### SET PROBLEM:
Comb through the entries for "diagram" and pull out each line that holds it.

### EXTRACTED DATA:
────

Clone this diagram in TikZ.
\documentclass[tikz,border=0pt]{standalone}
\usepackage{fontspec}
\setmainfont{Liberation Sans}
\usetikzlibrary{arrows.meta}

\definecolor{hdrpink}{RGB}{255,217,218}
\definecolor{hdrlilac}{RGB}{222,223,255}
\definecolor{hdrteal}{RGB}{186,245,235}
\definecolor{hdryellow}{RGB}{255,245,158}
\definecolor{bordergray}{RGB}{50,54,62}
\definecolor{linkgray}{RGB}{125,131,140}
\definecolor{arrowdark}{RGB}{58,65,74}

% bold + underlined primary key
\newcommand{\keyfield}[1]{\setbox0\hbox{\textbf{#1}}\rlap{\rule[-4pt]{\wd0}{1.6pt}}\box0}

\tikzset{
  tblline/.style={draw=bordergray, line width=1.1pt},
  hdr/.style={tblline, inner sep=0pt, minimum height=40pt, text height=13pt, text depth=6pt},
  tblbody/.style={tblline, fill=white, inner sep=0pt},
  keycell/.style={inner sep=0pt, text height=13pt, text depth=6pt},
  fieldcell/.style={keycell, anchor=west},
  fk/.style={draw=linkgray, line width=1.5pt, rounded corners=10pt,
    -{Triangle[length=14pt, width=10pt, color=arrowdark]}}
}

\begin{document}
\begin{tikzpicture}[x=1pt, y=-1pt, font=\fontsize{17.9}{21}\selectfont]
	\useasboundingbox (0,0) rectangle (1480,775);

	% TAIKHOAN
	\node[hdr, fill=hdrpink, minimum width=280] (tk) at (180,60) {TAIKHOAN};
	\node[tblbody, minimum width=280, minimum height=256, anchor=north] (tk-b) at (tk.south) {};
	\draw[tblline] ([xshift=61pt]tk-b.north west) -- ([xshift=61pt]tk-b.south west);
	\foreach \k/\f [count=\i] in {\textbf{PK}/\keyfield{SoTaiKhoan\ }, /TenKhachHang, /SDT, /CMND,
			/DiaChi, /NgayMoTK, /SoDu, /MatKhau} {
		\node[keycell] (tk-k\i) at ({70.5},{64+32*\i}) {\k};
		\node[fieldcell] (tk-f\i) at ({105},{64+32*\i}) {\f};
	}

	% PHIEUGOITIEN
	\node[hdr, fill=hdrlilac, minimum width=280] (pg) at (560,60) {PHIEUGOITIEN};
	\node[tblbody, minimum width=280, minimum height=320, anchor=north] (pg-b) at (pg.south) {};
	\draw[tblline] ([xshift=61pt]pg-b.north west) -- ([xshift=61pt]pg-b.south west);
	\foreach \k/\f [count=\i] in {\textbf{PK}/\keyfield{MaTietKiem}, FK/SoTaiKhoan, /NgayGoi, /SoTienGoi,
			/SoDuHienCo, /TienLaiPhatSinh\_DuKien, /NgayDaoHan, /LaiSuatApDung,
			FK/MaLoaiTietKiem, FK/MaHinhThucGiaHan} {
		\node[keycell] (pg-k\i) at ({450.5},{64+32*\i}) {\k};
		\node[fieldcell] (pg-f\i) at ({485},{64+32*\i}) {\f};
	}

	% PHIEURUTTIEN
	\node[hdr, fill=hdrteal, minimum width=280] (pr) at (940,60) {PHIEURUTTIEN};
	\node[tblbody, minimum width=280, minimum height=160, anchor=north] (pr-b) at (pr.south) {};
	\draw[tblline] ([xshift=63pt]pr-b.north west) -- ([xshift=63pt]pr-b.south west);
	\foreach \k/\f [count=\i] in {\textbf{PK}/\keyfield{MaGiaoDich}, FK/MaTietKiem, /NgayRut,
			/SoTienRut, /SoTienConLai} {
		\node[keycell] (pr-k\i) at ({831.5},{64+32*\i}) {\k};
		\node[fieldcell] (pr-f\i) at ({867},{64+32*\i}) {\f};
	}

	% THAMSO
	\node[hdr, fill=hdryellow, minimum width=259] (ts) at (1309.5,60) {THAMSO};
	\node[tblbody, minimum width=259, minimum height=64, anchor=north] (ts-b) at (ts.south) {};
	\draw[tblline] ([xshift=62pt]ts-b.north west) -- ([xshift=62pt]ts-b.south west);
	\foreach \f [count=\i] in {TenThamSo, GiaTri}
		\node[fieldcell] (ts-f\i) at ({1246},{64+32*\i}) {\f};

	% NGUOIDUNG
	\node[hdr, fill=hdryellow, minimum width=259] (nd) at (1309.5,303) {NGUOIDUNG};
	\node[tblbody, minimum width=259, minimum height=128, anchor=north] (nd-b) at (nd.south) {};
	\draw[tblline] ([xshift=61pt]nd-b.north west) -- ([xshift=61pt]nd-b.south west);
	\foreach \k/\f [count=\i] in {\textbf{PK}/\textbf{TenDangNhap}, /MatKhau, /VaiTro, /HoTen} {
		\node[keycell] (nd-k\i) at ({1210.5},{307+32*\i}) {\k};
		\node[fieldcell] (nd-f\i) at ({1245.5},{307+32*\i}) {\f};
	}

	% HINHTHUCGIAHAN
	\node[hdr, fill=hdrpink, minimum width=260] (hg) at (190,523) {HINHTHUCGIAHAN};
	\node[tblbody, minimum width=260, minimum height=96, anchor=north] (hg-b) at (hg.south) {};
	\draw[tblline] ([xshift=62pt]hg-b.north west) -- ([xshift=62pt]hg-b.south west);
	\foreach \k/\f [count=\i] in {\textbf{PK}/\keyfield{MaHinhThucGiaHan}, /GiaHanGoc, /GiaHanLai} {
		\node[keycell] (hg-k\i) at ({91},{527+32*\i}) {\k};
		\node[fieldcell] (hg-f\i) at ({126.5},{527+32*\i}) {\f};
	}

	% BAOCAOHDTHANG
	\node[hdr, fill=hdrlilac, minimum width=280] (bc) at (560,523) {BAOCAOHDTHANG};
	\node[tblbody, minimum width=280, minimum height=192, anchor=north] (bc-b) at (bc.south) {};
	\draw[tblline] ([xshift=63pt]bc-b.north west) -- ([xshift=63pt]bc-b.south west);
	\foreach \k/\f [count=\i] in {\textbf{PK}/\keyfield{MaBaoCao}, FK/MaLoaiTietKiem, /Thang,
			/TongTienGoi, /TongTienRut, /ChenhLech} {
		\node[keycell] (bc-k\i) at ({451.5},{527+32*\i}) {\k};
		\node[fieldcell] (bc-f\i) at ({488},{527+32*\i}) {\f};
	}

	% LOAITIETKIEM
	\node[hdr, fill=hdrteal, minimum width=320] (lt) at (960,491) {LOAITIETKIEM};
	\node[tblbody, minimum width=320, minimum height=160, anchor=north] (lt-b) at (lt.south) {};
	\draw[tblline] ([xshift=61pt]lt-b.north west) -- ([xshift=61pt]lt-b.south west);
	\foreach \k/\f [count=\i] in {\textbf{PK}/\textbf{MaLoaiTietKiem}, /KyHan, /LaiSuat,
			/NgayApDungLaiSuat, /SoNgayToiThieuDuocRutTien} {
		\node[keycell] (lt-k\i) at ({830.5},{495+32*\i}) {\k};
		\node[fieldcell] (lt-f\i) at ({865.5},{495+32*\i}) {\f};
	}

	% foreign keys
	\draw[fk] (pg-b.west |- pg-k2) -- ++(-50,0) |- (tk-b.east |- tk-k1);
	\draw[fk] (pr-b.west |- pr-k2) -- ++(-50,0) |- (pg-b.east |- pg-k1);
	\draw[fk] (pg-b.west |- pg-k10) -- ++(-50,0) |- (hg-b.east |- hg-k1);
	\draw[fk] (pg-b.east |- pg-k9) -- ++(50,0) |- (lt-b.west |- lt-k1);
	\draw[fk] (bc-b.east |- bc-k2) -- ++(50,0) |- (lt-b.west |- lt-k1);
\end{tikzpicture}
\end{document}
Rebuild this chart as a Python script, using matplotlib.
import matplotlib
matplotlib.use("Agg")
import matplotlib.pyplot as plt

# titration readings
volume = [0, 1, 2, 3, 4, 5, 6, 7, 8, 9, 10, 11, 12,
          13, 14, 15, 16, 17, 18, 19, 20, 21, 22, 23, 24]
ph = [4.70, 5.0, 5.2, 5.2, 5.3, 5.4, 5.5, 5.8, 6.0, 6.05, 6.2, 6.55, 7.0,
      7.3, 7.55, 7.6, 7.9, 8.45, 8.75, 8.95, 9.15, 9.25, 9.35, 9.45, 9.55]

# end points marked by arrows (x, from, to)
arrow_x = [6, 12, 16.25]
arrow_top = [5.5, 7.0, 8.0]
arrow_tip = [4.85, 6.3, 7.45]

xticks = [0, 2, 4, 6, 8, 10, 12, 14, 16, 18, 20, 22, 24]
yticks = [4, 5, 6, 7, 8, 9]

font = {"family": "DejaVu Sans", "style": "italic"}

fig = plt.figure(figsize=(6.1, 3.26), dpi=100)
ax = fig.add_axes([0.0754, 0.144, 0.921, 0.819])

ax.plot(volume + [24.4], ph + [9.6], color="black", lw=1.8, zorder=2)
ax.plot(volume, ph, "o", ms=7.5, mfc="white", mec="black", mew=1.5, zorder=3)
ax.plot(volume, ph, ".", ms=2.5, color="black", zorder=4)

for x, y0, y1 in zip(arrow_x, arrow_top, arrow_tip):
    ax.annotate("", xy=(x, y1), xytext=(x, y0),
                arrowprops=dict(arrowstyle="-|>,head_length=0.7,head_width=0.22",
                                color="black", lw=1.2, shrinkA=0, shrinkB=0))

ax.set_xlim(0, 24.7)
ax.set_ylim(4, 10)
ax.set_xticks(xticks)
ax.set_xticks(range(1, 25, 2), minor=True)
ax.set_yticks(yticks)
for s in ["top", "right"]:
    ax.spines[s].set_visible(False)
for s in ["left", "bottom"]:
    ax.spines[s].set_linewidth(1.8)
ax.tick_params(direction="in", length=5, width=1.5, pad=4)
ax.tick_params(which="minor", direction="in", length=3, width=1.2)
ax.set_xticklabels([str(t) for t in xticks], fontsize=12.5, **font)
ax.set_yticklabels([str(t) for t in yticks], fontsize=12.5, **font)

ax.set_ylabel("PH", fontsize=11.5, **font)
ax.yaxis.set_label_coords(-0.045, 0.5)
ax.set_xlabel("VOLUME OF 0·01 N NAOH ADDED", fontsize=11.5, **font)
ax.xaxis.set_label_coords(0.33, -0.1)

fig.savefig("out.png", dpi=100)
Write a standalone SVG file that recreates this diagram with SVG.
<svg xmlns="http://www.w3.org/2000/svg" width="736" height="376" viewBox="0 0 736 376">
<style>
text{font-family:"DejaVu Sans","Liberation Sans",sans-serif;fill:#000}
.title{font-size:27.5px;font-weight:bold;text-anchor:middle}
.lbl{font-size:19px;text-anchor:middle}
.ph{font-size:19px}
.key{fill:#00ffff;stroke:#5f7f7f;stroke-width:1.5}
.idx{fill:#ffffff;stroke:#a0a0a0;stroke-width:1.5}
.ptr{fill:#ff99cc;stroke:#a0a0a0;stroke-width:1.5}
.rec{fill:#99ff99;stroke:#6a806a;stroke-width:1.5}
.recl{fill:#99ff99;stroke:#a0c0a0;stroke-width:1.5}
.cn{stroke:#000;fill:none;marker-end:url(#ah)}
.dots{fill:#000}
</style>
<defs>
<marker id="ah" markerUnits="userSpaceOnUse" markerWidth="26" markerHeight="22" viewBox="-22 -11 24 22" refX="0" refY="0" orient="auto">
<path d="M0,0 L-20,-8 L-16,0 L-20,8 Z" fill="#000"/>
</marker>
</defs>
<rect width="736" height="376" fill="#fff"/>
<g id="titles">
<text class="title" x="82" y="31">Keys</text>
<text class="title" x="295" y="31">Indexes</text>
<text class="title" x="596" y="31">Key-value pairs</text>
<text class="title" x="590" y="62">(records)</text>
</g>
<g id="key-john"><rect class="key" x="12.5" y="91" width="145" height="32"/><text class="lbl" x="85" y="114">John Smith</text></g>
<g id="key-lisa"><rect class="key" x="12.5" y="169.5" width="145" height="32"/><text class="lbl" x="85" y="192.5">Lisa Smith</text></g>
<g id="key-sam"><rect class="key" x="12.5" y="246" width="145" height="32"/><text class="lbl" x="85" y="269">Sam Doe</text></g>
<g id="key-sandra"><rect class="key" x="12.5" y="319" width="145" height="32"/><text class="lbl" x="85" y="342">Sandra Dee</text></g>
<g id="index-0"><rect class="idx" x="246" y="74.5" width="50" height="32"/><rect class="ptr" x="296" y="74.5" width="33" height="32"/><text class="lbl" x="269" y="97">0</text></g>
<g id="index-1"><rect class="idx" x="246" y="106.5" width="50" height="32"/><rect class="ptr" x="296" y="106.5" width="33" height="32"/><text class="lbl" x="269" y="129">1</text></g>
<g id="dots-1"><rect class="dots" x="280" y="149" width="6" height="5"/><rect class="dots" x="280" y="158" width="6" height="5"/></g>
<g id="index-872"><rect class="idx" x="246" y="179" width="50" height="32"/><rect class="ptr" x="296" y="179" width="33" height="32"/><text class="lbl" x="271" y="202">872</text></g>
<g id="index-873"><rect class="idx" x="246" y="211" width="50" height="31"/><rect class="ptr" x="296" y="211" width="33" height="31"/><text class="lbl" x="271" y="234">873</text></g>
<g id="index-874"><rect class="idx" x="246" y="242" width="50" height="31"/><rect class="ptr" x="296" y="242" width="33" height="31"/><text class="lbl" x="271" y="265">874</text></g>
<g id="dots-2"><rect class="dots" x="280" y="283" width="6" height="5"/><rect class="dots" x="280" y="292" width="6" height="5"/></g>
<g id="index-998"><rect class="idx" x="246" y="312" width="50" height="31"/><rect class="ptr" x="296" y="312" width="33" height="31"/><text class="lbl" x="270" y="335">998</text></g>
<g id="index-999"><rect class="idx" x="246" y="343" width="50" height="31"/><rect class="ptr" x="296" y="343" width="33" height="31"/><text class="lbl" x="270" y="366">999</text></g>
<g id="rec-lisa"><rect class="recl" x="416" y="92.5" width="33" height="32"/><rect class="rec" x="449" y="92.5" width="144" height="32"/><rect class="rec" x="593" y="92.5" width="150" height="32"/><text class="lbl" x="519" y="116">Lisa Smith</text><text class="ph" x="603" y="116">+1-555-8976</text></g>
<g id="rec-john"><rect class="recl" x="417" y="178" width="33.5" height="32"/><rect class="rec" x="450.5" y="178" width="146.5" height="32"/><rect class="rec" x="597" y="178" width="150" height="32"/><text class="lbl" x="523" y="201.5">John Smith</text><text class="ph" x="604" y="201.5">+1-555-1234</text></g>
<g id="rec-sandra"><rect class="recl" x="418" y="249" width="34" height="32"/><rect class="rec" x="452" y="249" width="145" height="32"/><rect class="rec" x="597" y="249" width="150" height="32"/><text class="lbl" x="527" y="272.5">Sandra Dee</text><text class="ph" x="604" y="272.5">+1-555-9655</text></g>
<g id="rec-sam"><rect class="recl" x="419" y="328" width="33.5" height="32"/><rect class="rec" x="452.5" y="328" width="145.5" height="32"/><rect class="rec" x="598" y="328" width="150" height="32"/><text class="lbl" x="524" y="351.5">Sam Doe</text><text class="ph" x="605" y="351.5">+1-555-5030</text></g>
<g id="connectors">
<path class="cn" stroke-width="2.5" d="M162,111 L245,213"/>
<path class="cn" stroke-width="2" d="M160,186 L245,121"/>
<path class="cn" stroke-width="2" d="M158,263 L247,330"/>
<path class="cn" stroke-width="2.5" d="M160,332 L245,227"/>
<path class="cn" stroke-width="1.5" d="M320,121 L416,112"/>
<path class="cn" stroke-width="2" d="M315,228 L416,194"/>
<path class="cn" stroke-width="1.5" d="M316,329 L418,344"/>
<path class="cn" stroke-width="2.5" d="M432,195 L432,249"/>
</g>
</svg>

────

### SOLUTION:
Clone this diagram in TikZ.
Write a standalone SVG file that recreates this diagram with SVG.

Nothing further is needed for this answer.